Using zero-inflated models to quantify stochastic and deterministic variation in fecundity

Abstract.  Fecundity is a primary component in evolutionary and ecological theory and applications, yet requires long-term study to quantify the range of stochastic variation and deterministic responses to ecosystem dynamics needed to develop strategies to insure population sustainability.  Fecundity data often include a large proportion of zeros because many individuals fail to produce young during a breeding season, but surprisingly few fecundity studies use zero-inflated Poisson models.  We conducted colorbanding and monthly censuses of Florida scrub-jays (Aphelocoma coerulescens) from 31 years, 15 populations, and 761 territories with much replication across years along central Florida’s Atlantic coast. Our study quantified how fecundity (juveniles/pair/year) was influenced by habitat quality states, presence/absence of nonbreeders, population density, breeder experience, and rainfall considering both success versus failure and count submodels for zero-inflated data with random effects.  Habitat quality and the presence of nonbreeders were important deterministic factors having more influence on the success than the count submodel.
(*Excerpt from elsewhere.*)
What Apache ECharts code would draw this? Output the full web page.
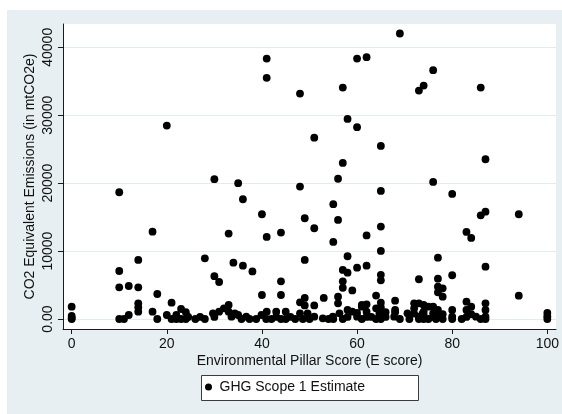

The results identified the importance of increasing optimal habitat, which was a mid-successional state related to fire frequency and extent, because optimal habitat in territories, and the proportion of optimal territories in the overall population, influenced fecundity of breeding pairs.  Populations subject to supplementary feeding also had greater fecundity, but random effects among populations still remained important.  Random annual variation was great, but residuals associated with annual variation were not correlated between the success and count submodels.  Increased territory size suggested increased success and juvenile counts, but the posterior distributions overlapped zero.  Population density, breeder experience, and rainfall surprisingly had no or small effects.  The increased fecundity for pairs with nonbreeders, compared to pairs without, identified future empirical research needed to understand how the proportion of marginal habitat influences population recovery and sustainability, because dispersal into marginal habitat can drain nonbreeders from optimal habitat and decrease overall fecundity.